[GIVEN INSTRUCTION]:
Repeat, please, only the lines from the top of the data down to the line with "const errs = (xs, ys, es)"; include both of those lines.

[PROVIDED RECORDS]:

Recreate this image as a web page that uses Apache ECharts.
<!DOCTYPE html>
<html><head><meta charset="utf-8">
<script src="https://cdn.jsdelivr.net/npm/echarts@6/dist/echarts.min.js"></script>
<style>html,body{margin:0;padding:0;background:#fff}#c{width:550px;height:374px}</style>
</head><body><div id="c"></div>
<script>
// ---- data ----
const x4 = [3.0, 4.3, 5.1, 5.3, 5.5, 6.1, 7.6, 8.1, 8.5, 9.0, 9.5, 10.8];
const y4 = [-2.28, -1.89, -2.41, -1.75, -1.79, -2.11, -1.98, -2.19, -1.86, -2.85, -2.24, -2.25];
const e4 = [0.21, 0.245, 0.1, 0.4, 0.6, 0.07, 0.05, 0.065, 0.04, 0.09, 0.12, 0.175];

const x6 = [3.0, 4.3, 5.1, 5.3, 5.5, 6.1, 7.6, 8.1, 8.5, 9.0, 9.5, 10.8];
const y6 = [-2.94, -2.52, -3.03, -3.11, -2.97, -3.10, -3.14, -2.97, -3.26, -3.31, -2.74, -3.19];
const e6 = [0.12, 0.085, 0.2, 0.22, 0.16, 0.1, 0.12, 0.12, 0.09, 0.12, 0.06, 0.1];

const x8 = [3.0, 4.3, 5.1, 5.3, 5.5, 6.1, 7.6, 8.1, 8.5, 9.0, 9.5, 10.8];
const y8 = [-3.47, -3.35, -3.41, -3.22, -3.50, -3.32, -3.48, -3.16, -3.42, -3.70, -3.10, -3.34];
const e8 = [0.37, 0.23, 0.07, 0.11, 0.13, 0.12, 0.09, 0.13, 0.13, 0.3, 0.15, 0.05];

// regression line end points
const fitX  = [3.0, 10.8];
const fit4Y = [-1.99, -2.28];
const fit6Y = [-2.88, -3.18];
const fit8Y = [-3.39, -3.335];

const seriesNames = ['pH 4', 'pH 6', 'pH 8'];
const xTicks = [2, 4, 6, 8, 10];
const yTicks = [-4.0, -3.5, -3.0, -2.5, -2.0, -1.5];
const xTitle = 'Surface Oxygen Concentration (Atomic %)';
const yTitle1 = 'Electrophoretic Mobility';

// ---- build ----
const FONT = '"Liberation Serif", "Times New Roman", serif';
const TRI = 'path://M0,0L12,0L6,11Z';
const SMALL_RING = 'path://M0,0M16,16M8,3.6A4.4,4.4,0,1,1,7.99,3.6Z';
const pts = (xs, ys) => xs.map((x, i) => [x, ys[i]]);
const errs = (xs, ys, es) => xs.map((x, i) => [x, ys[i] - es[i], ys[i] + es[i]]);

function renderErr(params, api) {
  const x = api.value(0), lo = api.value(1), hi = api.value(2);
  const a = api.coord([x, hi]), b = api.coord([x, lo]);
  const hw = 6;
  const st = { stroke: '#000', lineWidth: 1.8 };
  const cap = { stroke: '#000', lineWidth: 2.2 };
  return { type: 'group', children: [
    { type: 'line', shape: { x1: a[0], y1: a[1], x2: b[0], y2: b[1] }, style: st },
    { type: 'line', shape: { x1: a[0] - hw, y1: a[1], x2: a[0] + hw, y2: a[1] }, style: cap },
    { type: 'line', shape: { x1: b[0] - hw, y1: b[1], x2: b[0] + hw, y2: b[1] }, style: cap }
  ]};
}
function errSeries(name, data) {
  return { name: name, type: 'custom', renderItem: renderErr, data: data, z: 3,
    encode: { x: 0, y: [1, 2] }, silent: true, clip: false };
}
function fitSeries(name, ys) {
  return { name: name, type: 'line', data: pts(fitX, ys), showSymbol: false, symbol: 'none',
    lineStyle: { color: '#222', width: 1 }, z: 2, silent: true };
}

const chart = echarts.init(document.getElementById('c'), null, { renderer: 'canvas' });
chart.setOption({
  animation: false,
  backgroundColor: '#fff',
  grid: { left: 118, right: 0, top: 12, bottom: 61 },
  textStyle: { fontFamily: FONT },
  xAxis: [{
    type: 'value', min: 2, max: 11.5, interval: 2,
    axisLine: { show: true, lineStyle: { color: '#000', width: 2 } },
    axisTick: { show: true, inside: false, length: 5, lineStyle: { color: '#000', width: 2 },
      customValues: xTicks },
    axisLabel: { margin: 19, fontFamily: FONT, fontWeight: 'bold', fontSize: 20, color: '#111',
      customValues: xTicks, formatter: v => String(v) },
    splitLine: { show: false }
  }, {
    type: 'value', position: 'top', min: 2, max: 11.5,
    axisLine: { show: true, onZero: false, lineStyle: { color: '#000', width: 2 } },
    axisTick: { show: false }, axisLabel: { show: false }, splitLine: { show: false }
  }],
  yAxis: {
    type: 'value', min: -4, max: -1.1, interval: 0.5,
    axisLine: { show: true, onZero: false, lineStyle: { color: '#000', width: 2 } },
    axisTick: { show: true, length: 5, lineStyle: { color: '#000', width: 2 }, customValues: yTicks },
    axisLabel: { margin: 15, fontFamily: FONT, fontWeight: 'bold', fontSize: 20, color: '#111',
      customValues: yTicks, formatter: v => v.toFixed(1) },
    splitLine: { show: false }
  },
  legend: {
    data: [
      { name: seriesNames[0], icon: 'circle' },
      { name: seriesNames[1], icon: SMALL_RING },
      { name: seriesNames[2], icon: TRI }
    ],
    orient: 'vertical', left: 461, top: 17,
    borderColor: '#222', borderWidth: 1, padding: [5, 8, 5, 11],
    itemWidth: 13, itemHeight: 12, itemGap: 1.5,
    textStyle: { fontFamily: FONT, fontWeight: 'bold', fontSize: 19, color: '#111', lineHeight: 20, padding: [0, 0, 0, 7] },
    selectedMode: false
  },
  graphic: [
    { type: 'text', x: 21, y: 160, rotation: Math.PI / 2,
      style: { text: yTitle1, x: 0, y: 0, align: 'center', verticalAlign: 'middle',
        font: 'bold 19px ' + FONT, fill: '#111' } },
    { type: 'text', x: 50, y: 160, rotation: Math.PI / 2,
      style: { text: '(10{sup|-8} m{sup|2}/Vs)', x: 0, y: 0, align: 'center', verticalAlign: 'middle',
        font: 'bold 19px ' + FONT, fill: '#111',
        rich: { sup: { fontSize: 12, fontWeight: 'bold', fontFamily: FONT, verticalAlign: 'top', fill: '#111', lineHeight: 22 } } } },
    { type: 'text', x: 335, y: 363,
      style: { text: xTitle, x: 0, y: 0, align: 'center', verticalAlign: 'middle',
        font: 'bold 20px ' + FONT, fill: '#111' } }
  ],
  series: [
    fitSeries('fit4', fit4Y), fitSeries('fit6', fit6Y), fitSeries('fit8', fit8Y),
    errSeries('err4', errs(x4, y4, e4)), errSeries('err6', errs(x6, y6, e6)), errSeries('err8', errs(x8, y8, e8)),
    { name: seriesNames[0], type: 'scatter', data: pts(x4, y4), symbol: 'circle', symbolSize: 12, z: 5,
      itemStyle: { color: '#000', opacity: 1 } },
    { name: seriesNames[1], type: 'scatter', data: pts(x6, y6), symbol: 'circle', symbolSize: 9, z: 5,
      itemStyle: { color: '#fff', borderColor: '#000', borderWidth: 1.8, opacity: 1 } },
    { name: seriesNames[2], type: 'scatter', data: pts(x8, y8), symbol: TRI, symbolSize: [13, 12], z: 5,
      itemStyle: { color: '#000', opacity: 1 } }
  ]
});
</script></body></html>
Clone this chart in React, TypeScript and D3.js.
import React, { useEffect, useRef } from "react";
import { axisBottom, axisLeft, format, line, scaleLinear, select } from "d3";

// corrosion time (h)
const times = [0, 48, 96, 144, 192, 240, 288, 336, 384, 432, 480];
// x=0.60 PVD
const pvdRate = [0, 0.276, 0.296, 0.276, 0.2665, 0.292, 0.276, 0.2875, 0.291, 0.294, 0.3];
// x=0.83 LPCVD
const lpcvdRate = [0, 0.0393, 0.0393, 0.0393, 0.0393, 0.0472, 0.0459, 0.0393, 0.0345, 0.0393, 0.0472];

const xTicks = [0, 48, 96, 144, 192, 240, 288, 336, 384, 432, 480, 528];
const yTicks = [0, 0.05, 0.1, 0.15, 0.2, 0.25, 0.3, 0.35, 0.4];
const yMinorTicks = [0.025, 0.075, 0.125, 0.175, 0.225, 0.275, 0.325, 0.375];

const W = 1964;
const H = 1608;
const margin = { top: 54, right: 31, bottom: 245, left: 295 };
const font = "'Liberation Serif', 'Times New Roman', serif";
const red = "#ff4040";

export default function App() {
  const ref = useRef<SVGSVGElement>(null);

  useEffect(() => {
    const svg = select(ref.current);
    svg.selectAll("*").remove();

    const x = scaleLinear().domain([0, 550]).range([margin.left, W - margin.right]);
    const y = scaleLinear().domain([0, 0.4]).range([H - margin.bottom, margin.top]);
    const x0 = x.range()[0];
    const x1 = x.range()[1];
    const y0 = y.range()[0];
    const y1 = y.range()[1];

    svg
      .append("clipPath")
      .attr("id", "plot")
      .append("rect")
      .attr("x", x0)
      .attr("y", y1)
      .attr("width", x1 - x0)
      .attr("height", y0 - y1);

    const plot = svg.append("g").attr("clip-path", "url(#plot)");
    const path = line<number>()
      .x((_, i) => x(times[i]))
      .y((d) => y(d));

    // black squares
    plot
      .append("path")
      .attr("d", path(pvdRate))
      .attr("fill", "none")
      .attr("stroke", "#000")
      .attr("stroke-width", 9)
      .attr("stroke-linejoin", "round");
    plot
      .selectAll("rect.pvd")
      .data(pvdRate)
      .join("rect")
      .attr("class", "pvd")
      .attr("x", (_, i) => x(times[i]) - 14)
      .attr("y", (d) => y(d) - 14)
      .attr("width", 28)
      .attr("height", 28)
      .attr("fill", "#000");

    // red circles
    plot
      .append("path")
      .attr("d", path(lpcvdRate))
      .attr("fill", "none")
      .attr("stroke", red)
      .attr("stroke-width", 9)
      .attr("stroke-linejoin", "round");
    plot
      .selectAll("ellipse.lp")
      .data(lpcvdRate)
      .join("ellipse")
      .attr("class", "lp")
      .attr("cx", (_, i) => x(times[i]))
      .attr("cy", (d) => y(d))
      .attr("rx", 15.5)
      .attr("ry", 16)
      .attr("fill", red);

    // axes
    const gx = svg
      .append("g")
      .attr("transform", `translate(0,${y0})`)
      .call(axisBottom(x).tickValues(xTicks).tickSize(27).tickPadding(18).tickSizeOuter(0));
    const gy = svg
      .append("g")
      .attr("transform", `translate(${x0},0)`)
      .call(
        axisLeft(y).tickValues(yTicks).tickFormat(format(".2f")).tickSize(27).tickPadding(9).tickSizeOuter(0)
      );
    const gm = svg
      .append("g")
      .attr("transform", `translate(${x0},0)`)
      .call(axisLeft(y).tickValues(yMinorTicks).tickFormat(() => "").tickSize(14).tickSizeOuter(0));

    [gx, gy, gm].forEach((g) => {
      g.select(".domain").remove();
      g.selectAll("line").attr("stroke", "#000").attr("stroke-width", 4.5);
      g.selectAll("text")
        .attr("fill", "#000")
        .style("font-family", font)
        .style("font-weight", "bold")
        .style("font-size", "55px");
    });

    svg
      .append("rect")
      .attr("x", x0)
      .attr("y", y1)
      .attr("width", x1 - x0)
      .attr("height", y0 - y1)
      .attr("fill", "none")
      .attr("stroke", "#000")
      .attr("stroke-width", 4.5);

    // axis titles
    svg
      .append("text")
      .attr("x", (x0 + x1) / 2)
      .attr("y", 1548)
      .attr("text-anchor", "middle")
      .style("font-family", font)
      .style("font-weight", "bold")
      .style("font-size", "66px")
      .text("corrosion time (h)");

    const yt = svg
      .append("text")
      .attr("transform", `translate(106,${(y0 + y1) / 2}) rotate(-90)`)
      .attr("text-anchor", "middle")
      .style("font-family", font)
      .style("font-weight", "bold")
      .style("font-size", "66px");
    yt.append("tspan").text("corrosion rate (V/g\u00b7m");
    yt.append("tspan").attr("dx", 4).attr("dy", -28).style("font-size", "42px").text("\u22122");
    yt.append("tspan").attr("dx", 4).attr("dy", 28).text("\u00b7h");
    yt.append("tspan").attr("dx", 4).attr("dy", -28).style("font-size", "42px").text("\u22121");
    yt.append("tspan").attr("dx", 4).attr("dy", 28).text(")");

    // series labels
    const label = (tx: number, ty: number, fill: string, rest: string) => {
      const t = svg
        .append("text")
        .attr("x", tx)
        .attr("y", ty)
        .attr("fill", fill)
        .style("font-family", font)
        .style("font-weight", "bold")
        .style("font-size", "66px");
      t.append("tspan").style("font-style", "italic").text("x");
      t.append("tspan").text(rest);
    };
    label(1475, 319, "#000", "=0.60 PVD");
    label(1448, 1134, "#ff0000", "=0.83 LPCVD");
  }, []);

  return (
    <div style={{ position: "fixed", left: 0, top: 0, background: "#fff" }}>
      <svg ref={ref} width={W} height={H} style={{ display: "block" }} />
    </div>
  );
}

[TASK RESPONSE]:
Recreate this image as a web page that uses Apache ECharts.
<!DOCTYPE html>
<html><head><meta charset="utf-8">
<script src="https://cdn.jsdelivr.net/npm/echarts@6/dist/echarts.min.js"></script>
<style>html,body{margin:0;padding:0;background:#fff}#c{width:550px;height:374px}</style>
</head><body><div id="c"></div>
<script>
// ---- data ----
const x4 = [3.0, 4.3, 5.1, 5.3, 5.5, 6.1, 7.6, 8.1, 8.5, 9.0, 9.5, 10.8];
const y4 = [-2.28, -1.89, -2.41, -1.75, -1.79, -2.11, -1.98, -2.19, -1.86, -2.85, -2.24, -2.25];
const e4 = [0.21, 0.245, 0.1, 0.4, 0.6, 0.07, 0.05, 0.065, 0.04, 0.09, 0.12, 0.175];

const x6 = [3.0, 4.3, 5.1, 5.3, 5.5, 6.1, 7.6, 8.1, 8.5, 9.0, 9.5, 10.8];
const y6 = [-2.94, -2.52, -3.03, -3.11, -2.97, -3.10, -3.14, -2.97, -3.26, -3.31, -2.74, -3.19];
const e6 = [0.12, 0.085, 0.2, 0.22, 0.16, 0.1, 0.12, 0.12, 0.09, 0.12, 0.06, 0.1];

const x8 = [3.0, 4.3, 5.1, 5.3, 5.5, 6.1, 7.6, 8.1, 8.5, 9.0, 9.5, 10.8];
const y8 = [-3.47, -3.35, -3.41, -3.22, -3.50, -3.32, -3.48, -3.16, -3.42, -3.70, -3.10, -3.34];
const e8 = [0.37, 0.23, 0.07, 0.11, 0.13, 0.12, 0.09, 0.13, 0.13, 0.3, 0.15, 0.05];

// regression line end points
const fitX  = [3.0, 10.8];
const fit4Y = [-1.99, -2.28];
const fit6Y = [-2.88, -3.18];
const fit8Y = [-3.39, -3.335];

const seriesNames = ['pH 4', 'pH 6', 'pH 8'];
const xTicks = [2, 4, 6, 8, 10];
const yTicks = [-4.0, -3.5, -3.0, -2.5, -2.0, -1.5];
const xTitle = 'Surface Oxygen Concentration (Atomic %)';
const yTitle1 = 'Electrophoretic Mobility';

// ---- build ----
const FONT = '"Liberation Serif", "Times New Roman", serif';
const TRI = 'path://M0,0L12,0L6,11Z';
const SMALL_RING = 'path://M0,0M16,16M8,3.6A4.4,4.4,0,1,1,7.99,3.6Z';
const pts = (xs, ys) => xs.map((x, i) => [x, ys[i]]);
const errs = (xs, ys, es) => xs.map((x, i) => [x, ys[i] - es[i], ys[i] + es[i]]);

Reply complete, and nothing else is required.